Network Outage on Campus
BY RAY STILL
An unplanned network outage could be a college’s worst nightmare. Students would be unable to do their online work, teachers would be cut off from communicating with their students, and the main college website would be down for hours on end. Luckily, The Evergreen State College’s Network Services noticed and resolved the bug in their system before this hypothetical mess could become a reality.
“Network Services discovered an issue with the primary switch,” said Dylan Houston, a manager of the computing center at Evergreen. “At home, that would be your router you’d use to get online.”
The issue affected the primary switch’s configuration files. The configuration files tell the primary switch how to connect to the Evergreen website and email accounts and the rest of the internet.
During a reboot of the primary switch without the bug, the primary switch would look for the old configuration files and reconnect with the emails and website, said James Gutholm, the associate director of computing and communications
The bug in the primary switch caused it to lose the configuration file. “So something that caused the primary switch to reboot—it crashing, power spike, whatever—it would start up in a blank state,” Gutholm said. “There would be no connectivity to campus or in campus. It would just stop functioning.”
Rip Heminway, the associate director of Academic Computing, alerted students through email of a planned network outage on February 20, starting at 10:30 p.m. Heminway wrote that the best-case scenario would result in a 15 to 20 minute outage, but there was also a chance that the outage would continue into the next morning.
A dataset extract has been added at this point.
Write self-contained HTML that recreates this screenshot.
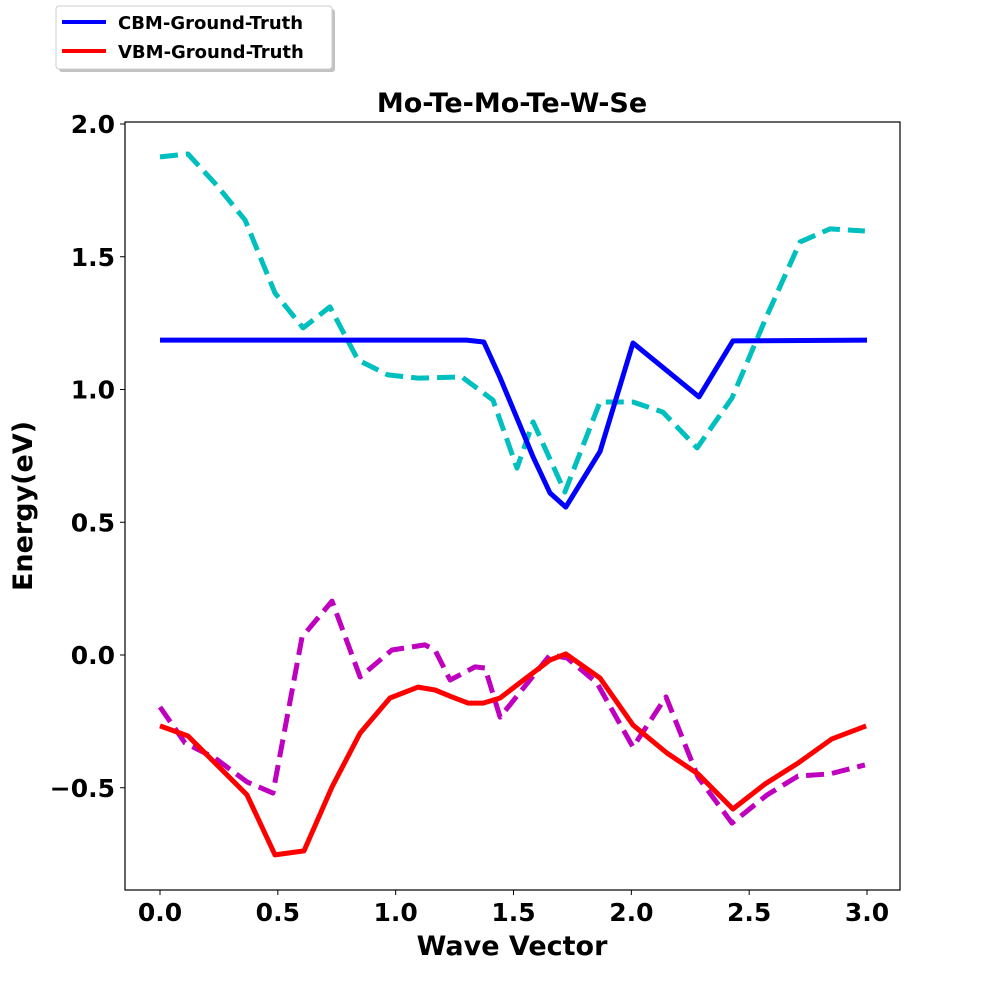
<!DOCTYPE html>
<html><head><meta charset="utf-8"><style>
body{margin:0;background:#fff;width:1000px;height:1000px;overflow:hidden;font-family:"Liberation Sans","DejaVu Sans",sans-serif}
</style></head><body>
<svg id="chart" width="1000" height="1000" viewBox="0 0 1000 1000" xmlns="http://www.w3.org/2000/svg" font-family="'DejaVu Sans','Liberation Sans',sans-serif" font-weight="bold">
<rect x="0" y="0" width="1000" height="1000" fill="#fff"/>
<g id="marks"></g>
<rect x="125" y="122" width="775" height="768" fill="none" stroke="#000" stroke-width="1.2"/>
<g id="axes"></g>
<text x="512" y="112" text-anchor="middle" font-size="27">Mo-Te-Mo-Te-W-Se</text>
<text x="512" y="955" text-anchor="middle" font-size="27">Wave Vector</text>
<text x="32" y="506" text-anchor="middle" font-size="27" transform="rotate(-90 32 506)">Energy(eV)</text>
<g>
<rect x="59" y="9" width="276" height="63" rx="3" fill="#999" opacity="0.6"/>
<rect x="56" y="6" width="276" height="63" rx="3" fill="#fff" stroke="#ccc"/>
<g><line x1="62" y1="22" x2="106" y2="22" stroke="#0000ff" stroke-width="4"/><text x="118" y="29" font-size="18">CBM-Ground-Truth</text></g>
<g><line x1="62" y1="51" x2="106" y2="51" stroke="#ff0000" stroke-width="4"/><text x="118" y="58" font-size="18">VBM-Ground-Truth</text></g>
</g>
</svg>
<script>
const cbmX=[0,1.30,1.374,1.442,1.583,1.655,1.722,1.867,2.007,2.287,2.431,3.0];
const cbmY=[1.186,1.186,1.179,1.047,0.746,0.610,0.557,0.766,1.175,0.972,1.183,1.186];
const cbmPredX=[0,0.119,0.24,0.361,0.488,0.607,0.721,0.840,0.967,1.095,1.281,1.413,1.515,1.583,1.718,1.867,2.007,2.134,2.279,2.427,2.571,2.716,2.843,2.991];
const cbmPredY=[1.876,1.887,1.77,1.638,1.363,1.232,1.311,1.111,1.055,1.043,1.047,0.960,0.704,0.878,0.614,0.953,0.953,0.915,0.780,0.968,1.269,1.556,1.605,1.597];
const vbmX=[0,0.119,0.369,0.488,0.611,0.730,0.849,0.976,1.095,1.167,1.239,1.307,1.371,1.443,1.515,1.655,1.722,1.867,2.007,2.151,2.283,2.431,2.567,2.707,2.851,2.996];
const vbmY=[-0.267,-0.305,-0.527,-0.753,-0.738,-0.497,-0.294,-0.162,-0.121,-0.132,-0.158,-0.181,-0.181,-0.162,-0.113,-0.019,0.004,-0.087,-0.264,-0.369,-0.448,-0.580,-0.486,-0.407,-0.316,-0.267];
const vbmPredX=[0,0.106,0.233,0.369,0.479,0.603,0.730,0.849,0.984,1.124,1.167,1.231,1.337,1.379,1.443,1.655,1.727,1.854,2.007,2.147,2.283,2.427,2.576,2.707,2.843,2.991];
const vbmPredY=[-0.196,-0.331,-0.388,-0.478,-0.520,0.068,0.203,-0.083,0.019,0.038,0.019,-0.094,-0.045,-0.049,-0.234,0.000,-0.011,-0.105,-0.347,-0.158,-0.460,-0.633,-0.527,-0.456,-0.448,-0.414];
const xTicks=[0,0.5,1.0,1.5,2.0,2.5,3.0];
const xTickLabels=["0.0","0.5","1.0","1.5","2.0","2.5","3.0"];
const yTicks=[-0.5,0,0.5,1.0,1.5,2.0];
const yTickLabels=["\u22120.5","0.0","0.5","1.0","1.5","2.0"];

const NS="http://www.w3.org/2000/svg";
function sx(v){return 160+v*235.67;}
function sy(v){return 655-v*265.5;}
const marks=document.getElementById('marks');
const axes=document.getElementById('axes');
function drawLine(xs,ys,color,dash,name){
  const p=document.createElementNS(NS,'polyline');
  p.setAttribute('points',xs.map((x,i)=>sx(x).toFixed(1)+','+sy(ys[i]).toFixed(1)).join(' '));
  p.setAttribute('fill','none');p.setAttribute('stroke',color);p.setAttribute('stroke-width','5');
  p.setAttribute('stroke-linejoin','round');
  if(dash)p.setAttribute('stroke-dasharray','18,8');
  
  
  marks.appendChild(p);
}
drawLine(cbmPredX,cbmPredY,'#00bfbf',true,'cbm-predicted-line');
drawLine(vbmPredX,vbmPredY,'#bf00bf',true,'vbm-predicted-line');
drawLine(cbmX,cbmY,'#0000ff',false,'cbm-ground-truth-line');
drawLine(vbmX,vbmY,'#ff0000',false,'vbm-ground-truth-line');
xTicks.forEach((t,i)=>{
  const l=document.createElementNS(NS,'line');
  l.setAttribute('x1',sx(t));l.setAttribute('x2',sx(t));l.setAttribute('y1',890);l.setAttribute('y2',895);l.setAttribute('stroke','#000');
  
  
  axes.appendChild(l);
  const tx=document.createElementNS(NS,'text');
  tx.setAttribute('x',sx(t));tx.setAttribute('y',921);tx.setAttribute('text-anchor','middle');tx.setAttribute('font-size','25');
  tx.textContent=xTickLabels[i];
  
  
  axes.appendChild(tx);
});
yTicks.forEach((t,i)=>{
  const l=document.createElementNS(NS,'line');
  l.setAttribute('x1',120);l.setAttribute('x2',125);l.setAttribute('y1',sy(t));l.setAttribute('y2',sy(t));l.setAttribute('stroke','#000');
  
  
  axes.appendChild(l);
  const tx=document.createElementNS(NS,'text');
  tx.setAttribute('x',115);tx.setAttribute('y',sy(t)+9);tx.setAttribute('text-anchor','end');tx.setAttribute('font-size','25');
  tx.textContent=yTickLabels[i];
  
  
  axes.appendChild(tx);
});
</script>
</body></html>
Network Services planned for the outage to be in the evening because all programs would be over, and most students would be off campus. Network Service’s first plan of action would be to copy and paste a backup configuration file to point the primary switch in the right direction, which would only take a few minutes.
Gutholm said that Network Services had several fallback plans, which ranged from having the network down for an hour to having it last through the next morning if they had to rebuild the system from scratch.
“I never count on anything going to plan,” Gutholm explained. “That is why I have a plan A, plan B, and plan everything goes to you-know-where.”
There were two outages during the night of the reboot—both were four minutes long, 30 minutes apart. “What we were originally planning didn’t work out, but folks adapted on-the-fly and found a new strategy. It was better than hoped for,” Gutholm said.
In the event of an extended outage, or if there was an unplanned outage, Network Services would have switched from the main Evergreen website to a smaller copy, hosted by Amazon, with a message explaining that systems were down.
Network Services would also contact the University of Washington. “They kind of behave like Comcast does for your home—they do that for the entire state K-20 education network,” Gutholm said. He explained that UW would make the configuration changes so people would get directed to the smaller, Amazon-hosted copy of the Evergreen website when they searched online.
“The purpose of that is for emergency notification—if we had an earthquake or something that really took us out—that is how we could communicate,” Gutholm said.
Gutholm said that all the issues relating to this specific bug have been solved, and that there is no chance that it will cause an unplanned outage in the future. “Now we are going to do some updates in a nice, controlled fashion, now that we have everything back to where we want it to be,” he said.